Spectrum matters because communications matters, and wireless and mobile communications now dominate all communications globally.
Spectrum sharing matters because communications spectrum is a scarce asset, and demand is growing very fast, both because billions of new Internet access users will come online, and because new Internet apps and devices consume vastly more bandwidth.
There is, for example, almost no uncommitted communications spectrum available in the sub-2-GHz range.
Today, the U.S. government, for example, possesses almost 60 percent of radio spectrum and possesses over half—1500 MHz—of the valuable 300 MHz to 3 GHz spectrum useful for terrestrial wireless and mobile communications.
Much of that spectrum is lightly used or even not used. At a time when most observers believe people, organizations and businesses will need vastly more Internet and communications capacity, that is a waste of scarce resources.
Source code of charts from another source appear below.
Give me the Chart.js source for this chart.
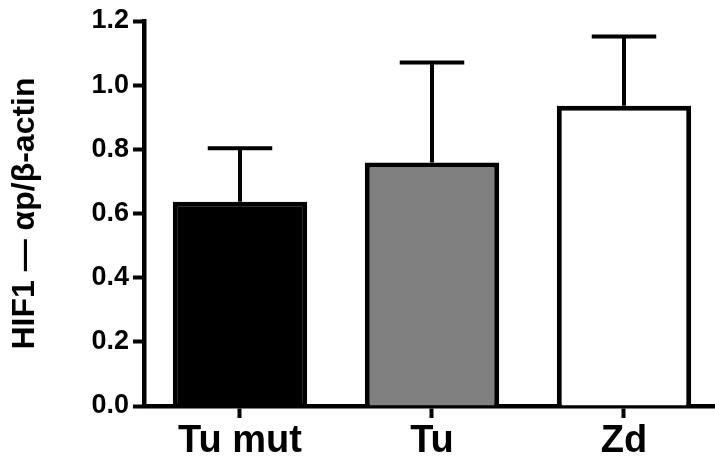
<!DOCTYPE html>
<html>
<head>
<meta charset="utf-8">
<script src="https://cdn.jsdelivr.net/npm/chart.js@4/dist/chart.umd.min.js"></script>
<style>
  html, body { margin: 0; padding: 0; background: #fff; }
  #wrap { width: 715px; height: 466px; position: relative; }
</style>
</head>
<body>
<div id="wrap"><canvas id="c" width="715" height="466"></canvas></div>
<script>
// Groups, mean ratios and their upper error (SD)
const categories = ['Tu mut', 'Tu', 'Zd'];
const meanValues = [0.637, 0.759, 0.936];
const sdValues = [0.166, 0.312, 0.216];
const fillColors = ['#000000', '#808080', '#ffffff'];
const yTicks = [0, 0.2, 0.4, 0.6, 0.8, 1.0, 1.2];

// Upper-only error bars with a flat cap
const errorBars = {
  id: 'errorBars',
  afterDatasetsDraw(chart) {
    const meta = chart.getDatasetMeta(0);
    const yScale = chart.scales.y;
    const ctx = chart.ctx;
    ctx.save();
    ctx.strokeStyle = '#000';
    ctx.lineWidth = 4;
    ctx.lineCap = 'butt';
    meta.data.forEach((bar, i) => {
      const top = yScale.getPixelForValue(meanValues[i] + sdValues[i]);
      const capHalf = bar.width * 0.24;
      ctx.beginPath();
      ctx.moveTo(bar.x, bar.y);
      ctx.lineTo(bar.x, top);
      ctx.moveTo(bar.x - capHalf, top);
      ctx.lineTo(bar.x + capHalf, top);
      ctx.stroke();
    });
    ctx.restore();
  }
};

new Chart(document.getElementById('c'), {
  type: 'bar',
  data: {
    datasets: [{
      data: meanValues.map((v, i) => ({ x: i, y: v })),
      backgroundColor: fillColors,
      borderColor: '#000000',
      borderWidth: 5,
      barPercentage: 0.7,
      categoryPercentage: 1.0
    }]
  },
  options: {
    responsive: false,
    animation: false,
    events: [],
    layout: { padding: { top: 21, right: 0, bottom: 0, left: 0 } },
    plugins: { legend: { display: false }, tooltip: { enabled: false } },
    scales: {
      x: {
        type: 'linear',
        offset: false,
        min: -0.5,
        max: 2.474,
        afterBuildTicks(scale) {
          scale.ticks = categories.map((c, i) => ({ value: i }));
        },
        afterFit(scale) { scale.height = 60; },
        ticks: {
          autoSkip: false,
          maxRotation: 0,
          padding: 1,
          color: '#000',
          font: { family: 'Liberation Sans, Arial, sans-serif', size: 38, weight: 'bold', lineHeight: 1.2 },
          callback: (v) => categories[v]
        },
        grid: { offset: false, drawOnChartArea: false, color: '#000', tickLength: 12, tickWidth: 4 },
        border: { display: true, color: '#000', width: 4.5 }
      },
      y: {
        min: 0,
        max: 1.2,
        afterBuildTicks(scale) {
          scale.ticks = yTicks.map(v => ({ value: v }));
        },
        afterFit(scale) { scale.width = 144; },
        ticks: {
          padding: 4,
          color: '#000',
          font: { family: 'Liberation Sans, Arial, sans-serif', size: 27, weight: 'bold' },
          callback: (v) => Number(v).toFixed(1)
        },
        grid: { drawOnChartArea: false, color: '#000', tickLength: 11, tickWidth: 4 },
        border: { display: true, color: '#000', width: 4.5 },
        title: {
          display: true,
          text: 'HIF1 — αp/β-actin',
          color: '#000',
          padding: { top: 6, bottom: 0 },
          font: { family: 'Liberation Sans, Arial, sans-serif', size: 32, weight: 'bold', lineHeight: 1.2 }
        }
      }
    }
  },
  plugins: [errorBars]
});
</script>
</body>
</html>
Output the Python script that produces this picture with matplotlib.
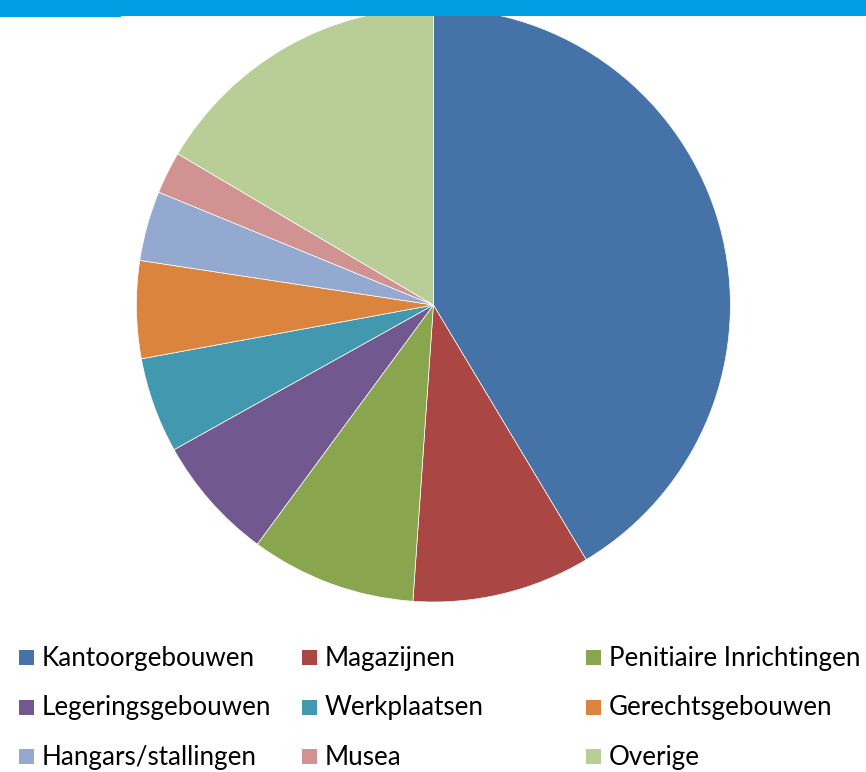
import matplotlib
matplotlib.use("Agg")
import matplotlib.pyplot as plt
from matplotlib.patches import Rectangle

# share of each building type (%), clockwise from 12 o'clock
labels = ["Kantoorgebouwen", "Magazijnen", "Penitiaire Inrichtingen",
          "Legeringsgebouwen", "Werkplaatsen", "Gerechtsgebouwen",
          "Hangars/stallingen", "Musea", "Overige"]
shares = [41.4, 9.7, 9.0, 6.8, 5.2, 5.3, 3.8, 2.3, 16.5]
colors = ["#4572A7", "#AA4643", "#89A54E", "#71588F", "#4198AF",
          "#DB843D", "#93A9CF", "#D19392", "#B9CD96"]

W, H = 866, 772
fig = plt.figure(figsize=(W / 100, H / 100), dpi=100)
fig.patch.set_facecolor("white")

# pie axes: centre (433, 305) px, radius 297 px
cx, cy, r = 433.4, 305, 297
ax = fig.add_axes([(cx - r) / W, (H - cy - r) / H, 2 * r / W, 2 * r / H])
ax.pie(shares, colors=colors, startangle=90, counterclock=False, radius=1,
       wedgeprops=dict(edgecolor="white", linewidth=0.5))
ax.set_xlim(-1, 1)
ax.set_ylim(-1, 1)
ax.set_aspect("equal")
ax.axis("off")

# blue band across the top
fig.add_artist(Rectangle((0, 1 - 16 / H), 1, 16 / H, transform=fig.transFigure,
                         facecolor="#009FE3", edgecolor="none", zorder=5))
fig.add_artist(Rectangle((0, 1 - 17 / H), 121 / W, 17 / H, transform=fig.transFigure,
                         facecolor="#009FE3", edgecolor="none", zorder=5))

# legend, 3 columns
col_x = [19, 302, 586]
base_y = [666, 715.5, 765]
sq = 15
for i, (lab, c) in enumerate(zip(labels, colors)):
    x = col_x[i % 3]
    y = base_y[i // 3]
    fig.add_artist(Rectangle((x / W, 1 - (y - 1) / H), sq / W, sq / H,
                             transform=fig.transFigure, facecolor=c, edgecolor="none"))
    fig.text((x + 23) / W, 1 - y / H, lab, fontsize=18.7, family=["Lato", "DejaVu Sans"],
             color="black", va="baseline", ha="left")

fig.savefig("out.png", dpi=100)
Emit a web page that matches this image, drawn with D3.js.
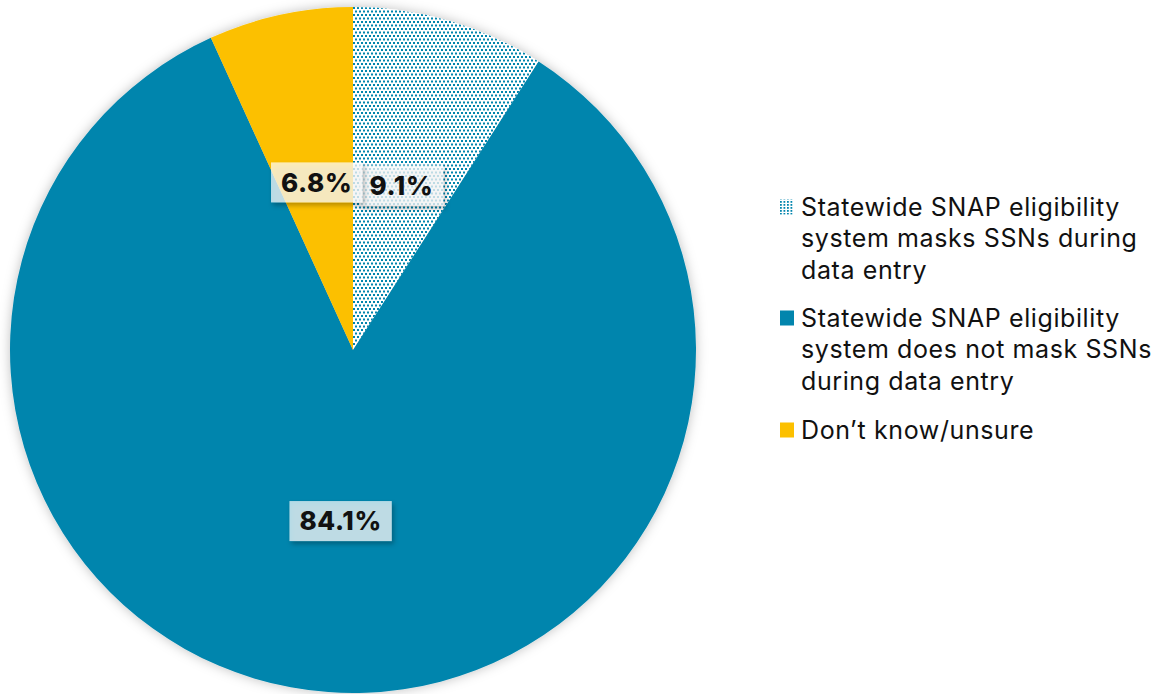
<!DOCTYPE html>
<html>
<head>
<meta charset="utf-8">
<script src="https://cdn.jsdelivr.net/npm/d3@7"></script>
<style>
  html, body { margin: 0; padding: 0; background: #ffffff; }
  svg { display: block; font-family: Inter, "Open Sans", sans-serif; }
</style>
</head>
<body>
<svg id="chart" width="1163" height="694"></svg>
<script>
// Survey responses: SSN masking in statewide SNAP eligibility systems
const categories = [
  "Statewide SNAP eligibility system masks SSNs during data entry",
  "Statewide SNAP eligibility system does not mask SSNs during data entry",
  "Don’t know/unsure"
];
const values = [9.1, 84.1, 6.8];
const legendLines = [
  ["Statewide SNAP eligibility", "system masks SSNs during", "data entry"],
  ["Statewide SNAP eligibility", "system does not mask SSNs", "during data entry"],
  ["Don’t know/unsure"]
];
const colors = ["url(#dots)", "#0285ad", "#fcc000"];
const legendSwatch = ["url(#dotsLegend)", "#0285ad", "#fcc000"];

const svg = d3.select("#chart");
const defs = svg.append("defs");

// Dotted fill for the "masks" slice
const pat = defs.append("pattern")
  .attr("id", "dots").attr("patternUnits", "userSpaceOnUse")
  .attr("width", 4).attr("height", 7);
pat.append("rect").attr("width", 4).attr("height", 7).attr("fill", "#ffffff");
pat.append("rect").attr("x", 0).attr("y", 0).attr("width", 2).attr("height", 2).attr("fill", "#0285ad");
pat.append("rect").attr("x", 2).attr("y", 3.5).attr("width", 2).attr("height", 2).attr("fill", "#0285ad");

const patL = defs.append("pattern")
  .attr("id", "dotsLegend").attr("patternUnits", "userSpaceOnUse")
  .attr("width", 3.5).attr("height", 3);
patL.append("rect").attr("width", 3.5).attr("height", 3).attr("fill", "#ffffff");
patL.append("rect").attr("width", 1.8).attr("height", 1.8).attr("fill", "#0285ad");

// Soft shadow around the pie
const pieShadow = defs.append("filter").attr("id", "pieShadow")
  .attr("x", "-10%").attr("y", "-10%").attr("width", "120%").attr("height", "120%");
pieShadow.append("feDropShadow").attr("dx", 0).attr("dy", 0)
  .attr("stdDeviation", 6).attr("flood-color", "#000").attr("flood-opacity", 0.25);

// Shadow under the value labels
const labelShadow = defs.append("filter").attr("id", "labelShadow")
  .attr("x", "-30%").attr("y", "-40%").attr("width", "160%").attr("height", "180%");
labelShadow.append("feDropShadow").attr("dx", 2).attr("dy", 3)
  .attr("stdDeviation", 2.5).attr("flood-color", "#000").attr("flood-opacity", 0.4);

const cx = 353, cy = 350, R = 343;

const pie = d3.pie().sort(null).value(d => d);
const arcs = pie(values);
const arc = d3.arc().innerRadius(0).outerRadius(R);

const g = svg.append("g").attr("transform", `translate(${cx},${cy})`);

g.append("g").attr("filter", "url(#pieShadow)")
  .selectAll("path").data(arcs).join("path")
  .attr("d", arc)
  .attr("fill", (d, i) => colors[i]);

// Value labels at each slice's centroid
const labels = g.append("g").selectAll("g").data(arcs).join("g")
  .attr("transform", d => `translate(${arc.centroid(d)})`);

labels.each(function (d) {
  const sel = d3.select(this);
  const txt = sel.append("text")
    .attr("text-anchor", "middle")
    .attr("dy", "0.36em")
    .attr("font-size", 26)
    .attr("font-weight", 800)
    .attr("letter-spacing", 0.6)
    .attr("fill", "#111")
    .text(d.data.toFixed(1) + "%");
  const bb = txt.node().getBBox();
  sel.insert("rect", "text")
    .attr("x", bb.x - 10).attr("y", -20)
    .attr("width", bb.width + 20).attr("height", 40)
    .attr("fill", "rgba(255,255,255,0.7)")
    .attr("filter", "url(#labelShadow)");
});

// Legend
const legend = svg.append("g").attr("transform", "translate(780,0)");
const itemTop = [207, 318, 430];
const lineH = 31.5;
legendLines.forEach((lines, i) => {
  const item = legend.append("g").attr("transform", `translate(0,${itemTop[i]})`);
  item.append("rect")
    .attr("x", 0).attr("y", -7.5).attr("width", 14).attr("height", 15)
    .attr("fill", legendSwatch[i]);
  item.append("text")
    .attr("font-size", 25)
    .attr("letter-spacing", 0.6)
    .attr("fill", "#111")
    .selectAll("tspan").data(lines).join("tspan")
    .attr("x", 21)
    .attr("y", (l, j) => j * lineH)
    .attr("dy", "0.35em")
    .text(l => l);
});
</script>
</body>
</html>
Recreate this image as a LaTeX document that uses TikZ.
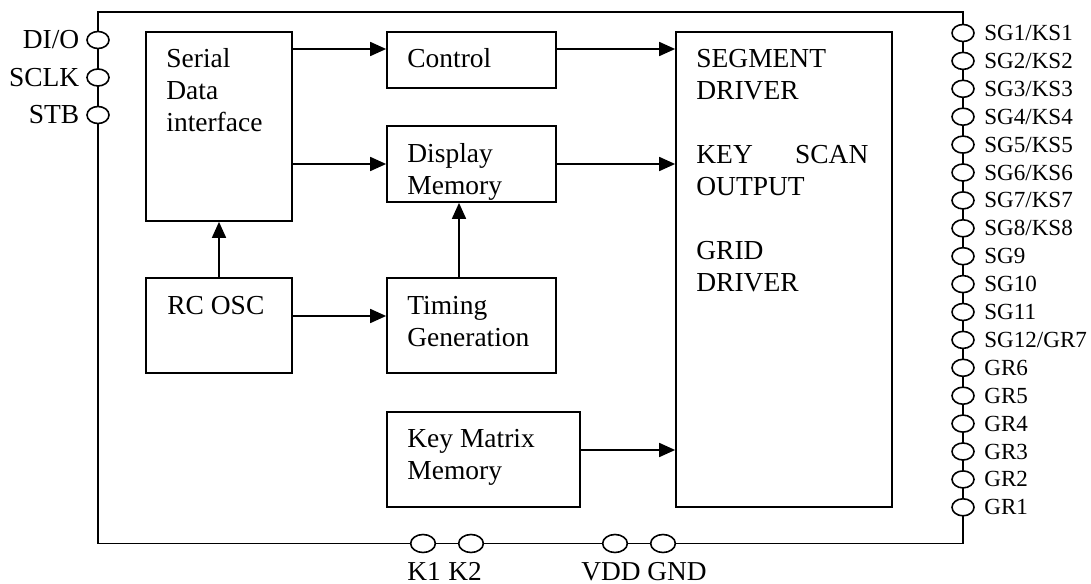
\documentclass[tikz,border=0pt]{standalone}
\usepackage{fontspec}
\setmainfont{Liberation Serif}
\usetikzlibrary{positioning,arrows.meta,shapes.geometric,fit,calc}

\tikzset{
  wire/.style={line width=1.3pt},
  blk/.style={draw, rectangle, line width=1.3pt, inner sep=0pt},
  txt/.style={anchor=base west, inner sep=0pt, font=\fontsize{20.6}{24}\selectfont},
  arr/.style={line width=1.3pt, -{Triangle[length=12pt,width=10.5pt]}},
  pad/.style={ellipse, draw, line width=1.2pt, fill=white, inner sep=0pt,
              minimum width=16.5pt, minimum height=12.75pt},
  llbl/.style={anchor=east, inner sep=0pt, font=\fontsize{20.6}{24}\selectfont},
  rlbl/.style={anchor=west, inner sep=0pt, font=\fontsize{17.3}{20}\selectfont},
  blbl/.style={anchor=base, inner sep=0pt, font=\fontsize{20.5}{24}\selectfont}
}

\begin{document}
\begin{tikzpicture}[x=0.75pt,y=-0.75pt]
  \useasboundingbox (0,0) rectangle (1091,584);

  % chip outline
  \draw[wire] (98,12) rectangle (963,543.5);

  % function blocks
  \node[blk, fit={(146,32) (292,221)}] (ser) {};
  \node[blk, fit={(387,32) (556,88)}] (ctl) {};
  \node[blk, fit={(387,126) (556,202)}] (dsp) {};
  \node[blk, fit={(146,278) (292,373)}] (osc) {};
  \node[blk, fit={(387,278) (556,373)}] (tim) {};
  \node[blk, fit={(387,412) (580,507)}] (key) {};
  \node[blk, fit={(676,32) (892,507)}] (drv) {};

  % block texts, first baseline 36px below the top edge
  \node[txt] (serT) at ($(ser.north west)+(21,36)$) {\parbox[t]{90pt}{Serial\\Data\\interface}};
  \node[txt] (ctlT) at ($(ctl.north west)+(21,36)$) {Control};
  \node[txt] (dspT) at ($(dsp.north west)+(21,37)$) {\parbox[t]{90pt}{Display\\Memory}};
  \node[txt] (oscT) at ($(osc.north west)+(22,37)$) {RC OSC};
  \node[txt] (timT) at ($(tim.north west)+(21,37)$) {\parbox[t]{110pt}{Timing\\Generation}};
  \node[txt] (keyT) at ($(key.north west)+(21,36)$) {\parbox[t]{120pt}{Key Matrix\\Memory}};
  \node[txt] (drvT) at ($(drv.north west)+(21,36)$) {\parbox[t]{129pt}{SEGMENT\\DRIVER\\[24pt]KEY\hfill SCAN\\OUTPUT\\[24pt]GRID\\DRIVER}};

  % signal flow
  \coordinate (rowA) at (0,49);
  \coordinate (rowC) at (0,316);
  \coordinate (rowD) at (0,450);
  \coordinate (colT) at (459,0);
  \draw[arr] (ser.east |- rowA) -- (ctl.west |- rowA);
  \draw[arr] (ctl.east |- rowA) -- (drv.west |- rowA);
  \draw[arr] (ser.east |- dsp.west) -- (dsp.west);
  \draw[arr] (dsp.east) -- (drv.west |- dsp.east);
  \draw[arr] (osc.north) -- (ser.south);
  \draw[arr] (osc.east |- rowC) -- (tim.west |- rowC);
  \draw[arr] (tim.north -| colT) -- (dsp.south -| colT);
  \draw[arr] (key.east |- rowD) -- (drv.west |- rowD);

  % left pins
  \foreach \n [count=\i] in {DI/O,SCLK,STB} {
    \node[pad] (L\i) at (98,{40+37.5*(\i-1)}) {};
    \node[llbl, left=5pt of L\i] (LT\i) {\n};
  }

  % right pins
  \foreach \n [count=\i from 0] in {SG1/KS1,SG2/KS2,SG3/KS3,SG4/KS4,SG5/KS5,SG6/KS6,SG7/KS7,SG8/KS8,SG9,SG10,SG11,SG12/GR7,GR6,GR5,GR4,GR3,GR2,GR1} {
    \node[pad] (R\i) at (963,{33+27.9*\i}) {};
    \node[rlbl, right=7pt of R\i] (RT\i) {\n};
  }

  % bottom pins
  \foreach \x/\n in {423/K1,471/K2,615/VDD,663/GND} {
    \node[pad, minimum width=18.5pt, minimum height=13.5pt] (B\n) at (\x,543.5) {};
  }
  \foreach \x/\n in {424/K1,465/K2,611/VDD,677/GND} {
    \node[blbl] (BT\n) at (\x,580) {\n};
  }
\end{tikzpicture}
\end{document}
Though there is an expectation that much spectrum in millimeter bands (3 GHz to 300 GHz) can be allocated for communications purposes, most of that spectrum will be severely “short range,” and hence best suited for indoor or small cell applications.
The promises of spectrum sharing is more efficient use of communications capacity with the best propagation characteristics, suitable for longer-range communictions.
Somewhat ironically, "sharing" long has been a major pattern for communications usage between a couple hundred MegaHertz and 300 GHz.